2014 has been Kate Tempest‘s year. Not only satisfied with releasing the best album of the year (so far) Brand New Ancients through Gearbox Records, now she is taking on the world by releasing Everybody Down through Big Dada. These two albums are polar opposites. One a spoken word piece about the concentric lives of two families in London, the second a straight up hip-hop\grime album. You maybe be scratching your head, but they are companion pieces to each other. I can’t remember the last time I was getting excited about two albums from one artist that were released in less than six months of each other!

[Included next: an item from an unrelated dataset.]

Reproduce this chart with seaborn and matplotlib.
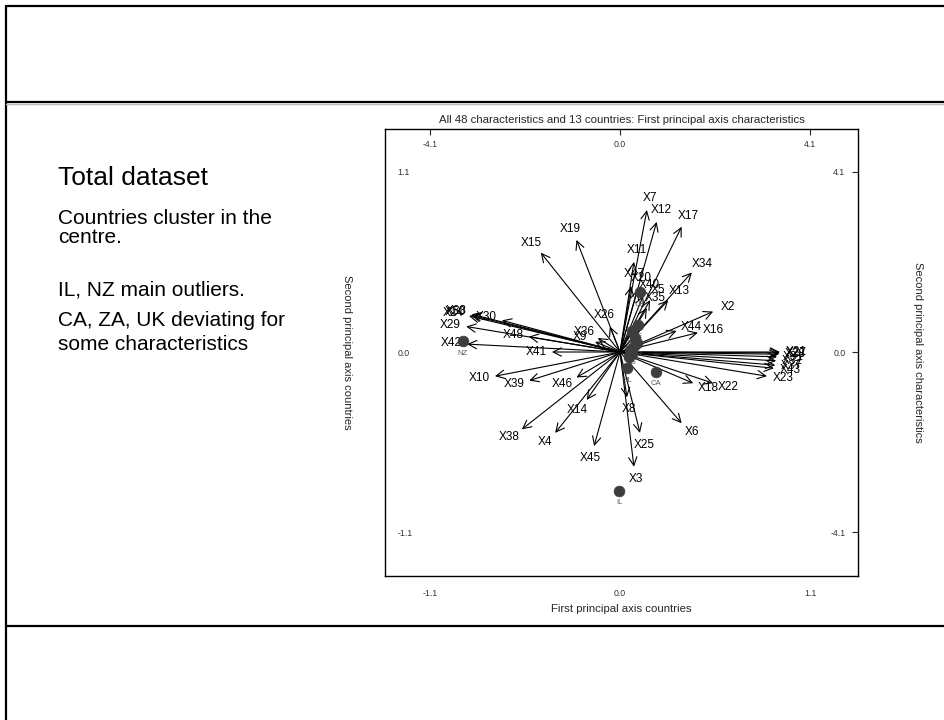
import numpy as np
import pandas as pd
import matplotlib
matplotlib.use("Agg")
import matplotlib.pyplot as plt
from matplotlib.lines import Line2D
import seaborn as sns

# ---------------- data ----------------
# characteristics (arrows), in characteristic-axis units (+-4.1 scale)
char_names = ["X7", "X12", "X17", "X19", "X15", "X11", "X34", "X47", "X20", "X40",
              "X5", "X13", "X2", "X16", "X44", "X35", "X26", "X36", "X9", "X48",
              "X50", "X33", "X24", "X30", "X29", "X42", "X41", "X10", "X39", "X46",
              "X14", "X38", "X4", "X45", "X8", "X25", "X3", "X6", "X18", "X22",
              "X23", "X21", "X27", "X28", "X31", "X32", "X37", "X43"]
char_x = [0.58, 0.79, 1.33, -0.94, -1.71, 0.30, 1.55, 0.24, 0.37, 0.50,
          0.65, 1.04, 2.01, 1.68, 1.22, 0.58, -0.22, -0.48, -0.54, -1.97,
          -3.22, -3.20, -3.26, -2.55, -3.32, -3.30, -1.47, -2.70, -1.96, -0.94,
          -0.72, -2.12, -1.40, -0.56, 0.15, 0.43, 0.30, 1.33, 1.58, 2.01,
          3.17, 3.45, 3.45, 3.43, 3.39, 3.37, 3.35, 3.32]
char_y = [3.23, 2.96, 2.85, 2.55, 2.26, 2.05, 1.81, 1.50, 1.41, 1.28,
          1.18, 1.18, 0.92, 0.44, 0.48, 1.00, 0.58, 0.32, 0.23, 0.35,
          0.84, 0.86, 0.82, 0.72, 0.58, 0.18, 0.00, -0.55, -0.65, -0.58,
          -1.09, -1.76, -1.84, -2.14, -1.03, -1.84, -2.61, -1.62, -0.71, -0.71,
          -0.55, 0.00, -0.02, -0.05, -0.11, -0.20, -0.30, -0.37]

# countries (points), in country-axis units (+-1.1 scale)
countries = ["NZ", "UK", "IL", "NL", "CA", "ZA", "DE", "FR", "IT", "JP", "SE", "US", "AU"]
country_x = [-0.91, 0.116, -0.006, 0.041, 0.208, 0.069, 0.087, 0.098, 0.058, 0.069, 0.104, 0.052, 0.081]
country_y = [0.067, 0.366, -0.848, -0.098, -0.122, 0.128, 0.085, 0.055, 0.012, -0.006, 0.165, -0.031, 0.035]

country_ticks = [-1.1, 0.0, 1.1]
char_ticks = [-4.1, 0.0, 4.1]

title = "All 48 characteristics and 13 countries: First principal axis characteristics"
xlabel = "First principal axis countries"
ylabel_left = "Second principal axis countries"
ylabel_right = "Second principal axis characteristics"
side_title = "Total dataset"
side_lines = ["Countries cluster in the", "centre.", "IL, NZ main outliers.",
              "CA, ZA, UK deviating for", "some characteristics"]

# ---------------- style ----------------
sns.set_style("white")
plt.rcParams["font.family"] = ["Liberation Sans", "DejaVu Sans"]

W, H = 944, 720
fig = plt.figure(figsize=(W / 100, H / 100), dpi=100)

# slide frame lines
lk = dict(color="black", lw=1.6, transform=fig.transFigure)
fig.add_artist(Line2D([6 / W, 1], [1 - 6 / H, 1 - 6 / H], **lk))
fig.add_artist(Line2D([6 / W, 6 / W], [0, 1 - 6 / H], **lk))
fig.add_artist(Line2D([6 / W, 1], [1 - 102 / H, 1 - 102 / H], **lk))
fig.add_artist(Line2D([6 / W, 1], [1 - 104 / H, 1 - 104 / H], color="#bbbbbb", lw=1.0,
                      transform=fig.transFigure))
fig.add_artist(Line2D([6 / W, 1], [1 - 626 / H, 1 - 626 / H], **lk))

# left text block
fig.text(58 / W, 1 - 185 / H, side_title, fontsize=19, va="baseline", ha="left", color="black")
for txt, b in zip(side_lines, [224, 243, 296, 326, 350]):
    fig.text(58 / W, 1 - b / H, txt, fontsize=15, va="baseline", ha="left", color="black")

# axes geometry
pos = [385 / W, 1 - 576 / H, (858 - 385) / W, (576 - 129) / H]
k = 4.1 / 1.1
xlim = (-1.361, 1.378)
ylim = (-1.367, 1.361)

ax2 = fig.add_axes(pos)  # characteristics axes (top/right)
ax = fig.add_axes(pos)   # countries axes (bottom/left)
ax.set_zorder(3)
ax.patch.set_alpha(0)
ax2.set_zorder(2)

ax.set_xlim(*xlim)
ax.set_ylim(*ylim)
ax2.set_xlim(xlim[0] * k, xlim[1] * k)
ax2.set_ylim(ylim[0] * k, ylim[1] * k)

for s in ax2.spines.values():
    s.set_visible(False)
for s in ax.spines.values():
    s.set_linewidth(1.0)
    s.set_color("black")

# countries ticks
ax.set_xticks(country_ticks)
ax.set_yticks(country_ticks)
ax.set_xticklabels([f"{t:.1f}" for t in country_ticks])
ax.set_yticklabels([f"{t:.1f}" for t in country_ticks])
ax.tick_params(axis="x", direction="out", length=4, width=0.8, pad=5, labelsize=6.3,
               labelcolor="#333333")
ax.tick_params(axis="y", direction="in", length=4, width=0.8, pad=-9, labelsize=6.3,
               labelcolor="#333333")
for lab in ax.get_yticklabels():
    lab.set_ha("left")

# characteristics ticks
ax2.xaxis.tick_top()
ax2.yaxis.tick_right()
ax2.set_xticks(char_ticks)
ax2.set_yticks(char_ticks)
ax2.set_xticklabels([f"{t:.1f}" for t in char_ticks])
ax2.set_yticklabels([f"{t:.1f}" for t in char_ticks])
ax2.tick_params(axis="x", direction="in", length=4, width=0.8, pad=-8, labelsize=6.3,
                labelcolor="#333333")
ax2.tick_params(axis="y", direction="in", length=4, width=0.8, pad=-9, labelsize=6.3,
                labelcolor="#333333")
for lab in ax2.get_xticklabels():
    lab.set_va("top")
for lab in ax2.get_yticklabels():
    lab.set_ha("right")

# labels
ax.set_title(title, fontsize=8.2, pad=4)
ax.set_ylabel(ylabel_left, fontsize=8, rotation=-90, labelpad=27, va="center")
ax2.set_ylabel(ylabel_right, fontsize=8, rotation=-90, labelpad=47, va="center")
ax2.yaxis.set_label_position("right")

# arrows
fig.canvas.draw()
origin = ax2.transData.transform((0, 0))
for name, cx, cy in zip(char_names, char_x, char_y):
    ax2.annotate("", xy=(cx, cy), xytext=(0, 0),
                 arrowprops=dict(arrowstyle="->", lw=0.8, color="black",
                                 shrinkA=0, shrinkB=0, mutation_scale=15))
    d = ax2.transData.transform((cx, cy)) - origin
    n = np.hypot(*d)
    ux, uy = d / n if n > 0 else (0, 0)
    ax2.annotate(name, xy=(cx, cy), xytext=(ux * 16, uy * 12), textcoords="offset pixels",
                 ha="center", va="center", fontsize=8.5, color="black")

# countries
df = pd.DataFrame({"x": country_x, "y": country_y, "country": countries})
sns.scatterplot(data=df, x="x", y="y", ax=ax, s=60, color="#3d3d3d", edgecolor="#3d3d3d",
                linewidth=0.5, legend=False, zorder=5)
for c, x, y in zip(countries, country_x, country_y):
    ax.annotate(c, xy=(x, y), xytext=(0, -12), textcoords="offset pixels",
                ha="center", va="center", fontsize=5.5, color="#555555")

ax.set_xlabel(xlabel, fontsize=8.2, labelpad=5)
fig.savefig("out.png", dpi=100, facecolor="white")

Everybody Down is a self-proclaimed rhyme novel. Each track is a short story (or vignette) about a group of people living in London and their experiences. Through the course of the album we see the characters find love, get involved in corporate drug deals, feel isolation from society, and go to parties (Anyone who has ever had a night out at a ‘cool’ party will immediately connect with this track). All of this is backed up by Dan Carey’s incendiary production (let’s hope there is an instrumental version in the pipeline!!!). It’s not that Carey has turned the idea of a hip-hop album on its head, it’s that he’s managed to convey the emotion of Tempest’s vitriolic words into music.
Good hip hop concept albums are thin on the ground. Slick Rick and Prince Paul pulled it off in the 80s and 90s, even Mike Skinner tried his hand at it in the 00s, but this somehow works better and seems fresh. This is down to Tempest’s effortless control of the English language. She has no problem mixing up classical English with the phonetics of a gutter snipe. But this is what we’ve come to expect from someone who spent as much of her youth at rap battles as she did spoken word nights.
This album has the right amount of commercial appeal to get the public behind it (a nod by this year’s Mercury Music Prize committee proves this), but it also has enough to warrant repeat listens mandatory. At 27, Kate Tempest is relatively at the start of her career, if this is anything to go by she will be one to watch grow and grow over the years.